Some agents, editors, and publishers do feel emboldened to say your writing is “good” or “poor” or “needs work” or “lacks interest” or “is boring” or “is disorganized” or even “is amateurish”. Consider the source of these pronouncements with great care, and whether the commentator has any knowledge of you. Some writers consider these comments as “helpful” and sincere, while others do not.

4. All comments refer to salability and salability only, even from university presses. And salability is determined by what? It’s not necessarily good writing, is it?

5. Every writer who ever lived has been rejected repeatedly, and many times. You are not unique or unusual.

6. You must decide what your writing goals are. Primarily publication? Then write as much as possible like popular, best-selling books. Primarily excellent writing? Then develop your own merits, or at least write like acknowledged great writers, of whom there are many. If you want to write well and sell a lot of books, you have a much tougher row to hoe. How many great, best-selling writers are there? Never many.

7. Publishing is business, not art. This statement may be repetitious in the context of this essay, but it needs to be expressed as starkly as possible. Some publishers may have an interest in art, or even a striving to publish it, but their raison d’etre remains sales and advertising.

8. Be not discouraged. Options are available to you. If you truly love writing, the work itself is your reward, and may be your only reward.
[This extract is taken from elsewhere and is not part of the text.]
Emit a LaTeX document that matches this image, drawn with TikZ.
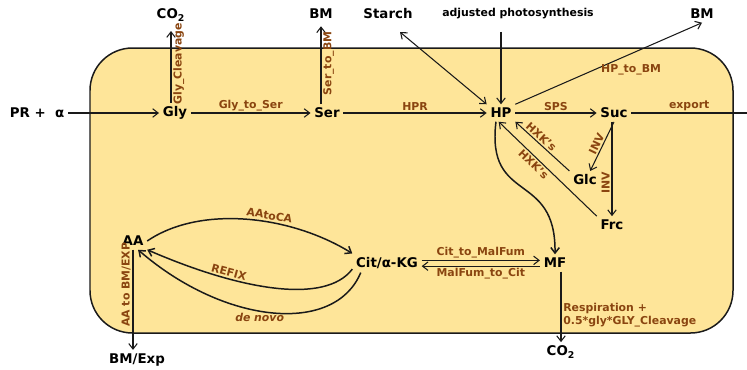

If you believe these views are mistaken, or biased, or cynical, or jaded, or mean-spirited, please submit several hundred stories and a full handful of novels. Pay attention to how they’re received and commented upon, and keep records. If you meet or communicate with agents, editors, and publishers, distinguish what they say from what they do. Write whatever you want, and enjoy the process, but don’t necessarily expect riches and critical acclaim both. You’ll be exceedingly fortunate to earn either.

Don’t let anything stop you, if you enjoy writing.